Burnley manager Sean Dyche wrote another paragraph for what is likely to be a convincing letter of application for any top job that might come along at St Mary's today.
The game was not pretty, and it will not be anywhere near the early stages of Match of the Day, but the performance was effective. It was an object lesson in how to win away and if a struggling side were looking for more solidity – a Merseyside club in blue, for instance? - then Dyche would definitely be their man.
His Burnley side soaked up pressure, broke intelligently and took the sting out of the home side. Then Dyche made two substitutions and one of his fresh players, Sam Vokes, scored the only goal in the 82nd minute.
Burnley have now lost only once in ten games - to Manchester City, which is hardly a disgrace - and are enjoying a club record start to a Premier League campaign, not to mention their best in the top flight since the 1973-74 season.
Southampton's difficulties are not hard to pinpoint. They have scored only nine goals in eleven games and are simply not ruthless enough when chances arrive.
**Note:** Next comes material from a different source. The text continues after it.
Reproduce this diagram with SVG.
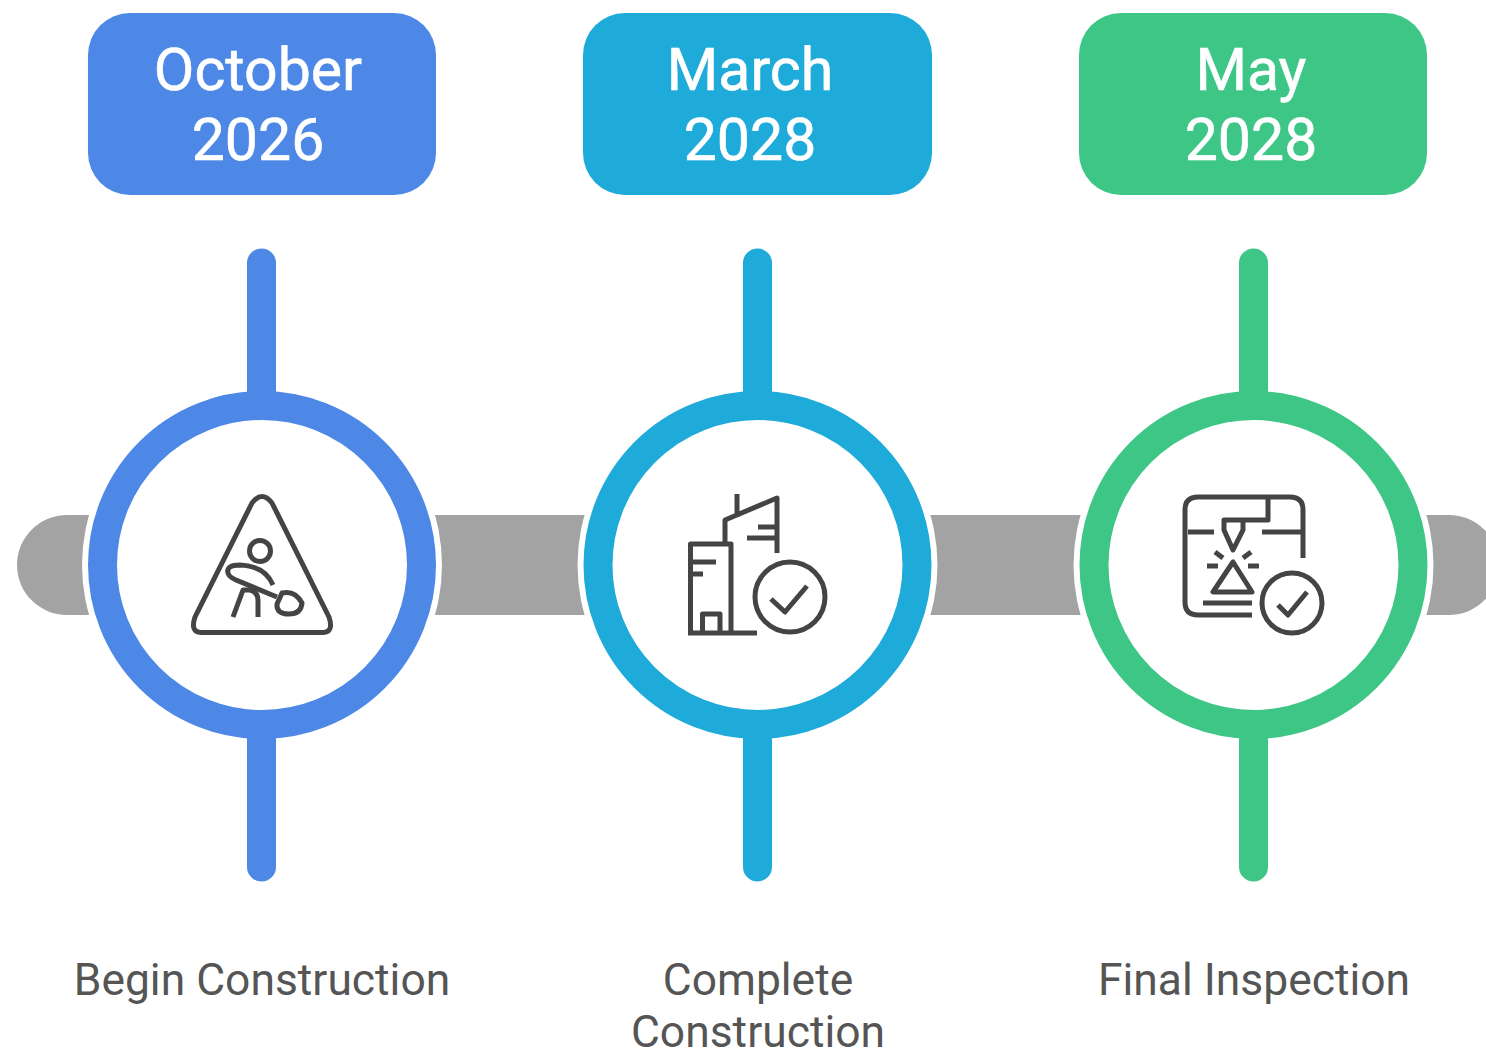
<svg xmlns="http://www.w3.org/2000/svg" width="1486" height="1053" viewBox="0 0 1486 1053">
<style>
.date{font:400 59px Roboto,"Liberation Sans",sans-serif;fill:#fff;stroke:#fff;stroke-width:.6;text-anchor:middle}
.lab{font:400 44.400px Roboto,"Liberation Sans",sans-serif;fill:#555;text-anchor:middle}
.ic{fill:none;stroke:#444;stroke-width:5;stroke-linejoin:round}
.halo{fill:#fff}
.ring{fill:#fff;stroke-width:29}
.stem{stroke-width:29;stroke-linecap:round;fill:none}
.blue{stroke:#4e88e7}.cyan{stroke:#1eabda}.green{stroke:#3ec686}
</style>
<rect width="1486" height="1053" fill="#fff"/>
<g id="connectors">
<path id="bar" d="M67 515H1449A50 50 0 0 1 1499 565A50 50 0 0 1 1449 615H67A50 50 0 0 1 17 565A50 50 0 0 1 67 515Z" fill="#a3a3a3"/>
<circle class="halo" cx="262" cy="565" r="180"/>
<circle class="halo" cx="757.500" cy="565" r="180"/>
<circle class="halo" cx="1253.500" cy="565" r="180"/>
<path class="stem blue" d="M261.500 263V410M261.500 720V867"/>
<path class="stem cyan" d="M757.500 263V410M757.500 720V867"/>
<path class="stem green" d="M1253.500 263V410M1253.500 720V867"/>
</g>
<g id="node-october">
<rect x="88" y="13" width="348" height="182" rx="42" fill="#4e88e7"/>
<text class="date" x="258" y="90">October</text>
<text class="date" x="258" y="160">2026</text>
<circle class="ring blue" cx="262" cy="565" r="159.500"/>
<g class="ic">
<path d="M201 632.500H323Q334 632 329 617L272 503Q262 490 252 503L195 617Q190 632 201 632.500Z"/>
<circle cx="260" cy="551" r="10.500"/>
<path d="M273 585Q265 566 240 565Q226 565 228 573Q229 577 236 580L277 597"/>
<path d="M233 617L243 590H250Q258 592 258 600V617"/>
<path d="M282 593Q295 590 302 603Q301 614 289 614Q276 614 277 604Z"/>
</g>
<text class="lab" x="262" y="995">Begin Construction</text>
</g>
<g id="node-march">
<rect x="583" y="13" width="349" height="182" rx="42" fill="#1eabda"/>
<text class="date" x="750" y="90">March</text>
<text class="date" x="750" y="160">2028</text>
<circle class="ring cyan" cx="757.500" cy="565" r="159.500"/>
<g class="ic">
<path d="M690.500 633V544H731V633M688 633H757M693 562H716M693 574H703M702.500 633V614H720V633"/>
<path d="M725 544V520L777 498V553M737 494V517M758 527H777M747 538H777"/>
<circle cx="790" cy="597" r="35"/>
<path d="M771 599L785 612L807 586"/>
</g>
<text class="lab" x="758" y="995">Complete</text>
<text class="lab" x="758" y="1047">Construction</text>
</g>
<g id="node-may">
<rect x="1079" y="13" width="348" height="182" rx="42" fill="#3ec686"/>
<text class="date" x="1251" y="90">May</text>
<text class="date" x="1251" y="160">2028</text>
<circle class="ring green" cx="1253.500" cy="565" r="159.500"/>
<g class="ic">
<path d="M1303 558V510Q1303 497 1290 497H1198Q1185 497 1185 510V602Q1185 615 1198 615H1252"/>
<path d="M1188 532H1214M1262 532H1302M1268 498V520H1224V530L1233 550L1243 530V520"/>
<path d="M1215 552L1223 558M1207 566H1218M1251 552L1243 558M1248 566H1259M1203 603H1252"/>
<path d="M1233 562L1213 592H1252Z"/>
<circle cx="1292" cy="603" r="30"/>
<path d="M1278 605L1288 615L1307 592"/>
</g>
<text class="lab" x="1254" y="995">Final Inspection</text>
</g>
</svg>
Burnley looked solid early on. At one point Southampton's Dusan Tadic ran at their defence, but found all his options closed down bar a square pass. At the other end, Wood was a handful for Cedric and Maya Yoshida, and only a poor final ball prevented Burnley from making chances.
Southampton, as they have been too often recently, were ponderous and one-paced. Their only opening in the first 25 minutes camewhen Burnley goalkeeper failed to gather a through pass by Nathan Redmond cleanly but Manolo Gabbiadini, who had been chasing in, did not realise in time that the ball had run loose and Pope was able to recover.
On the half hour there was a sudden stirring amoing the home fans as Redmond stepped past Steven Defour's chalenge 22 yards out and lined up a left-foot shot. That went well over the crossbar, but it was the start of a promising period for Saints. Four minutes later James Tarkowski's headed clearance dropped to the feet of Sofiane Boufal, who hit a bouncing volley that Pope had to turn around the near post. And Pope was in action again three minutes before the interval, diving to his right to turn aside a low shot from Redmond after he had cut inside Matthew Lowton and Tarkowski.
Dyche was on his feet throughout, micromanaging, gesturing and directing his defence. And he would have been dismayed by the way Gabbiadini beat Tarkowski to a cross from the right, but relieved when the forward could only head weakly wide.
Southampton were getting closer, and Pope had to rescue a situation of his own making when he could only bat away a corner from the left. The ball dropped for Yoshida to hit a dipping volley on the turn that Pope tipped over acrobatically.
Then, with 20 minutes to go, came a sudden flurry from Burnley. Dyche sent on Ashley Barnes and Vokes, and within seconds Welsh international Vokes had dribbled to within a few yards of goal only to misplace his pass.
Saints were now so desperate for a goal that they threw on Republic of Ireland forward Shane Long – 28 games without scoring for club and country– and the supporters even cheered his arrival. But it was skipper Steven Davis who nearly supplied what they wanted, making space 18 yards out for a shot that rose just over the crossbar.
Eight minutes from time, their frustrations were complete. Joey Gudmundsson crossed from the right and Vokes outjumped Yoshida to head back across Fraser Forster and into score his third goal of the season.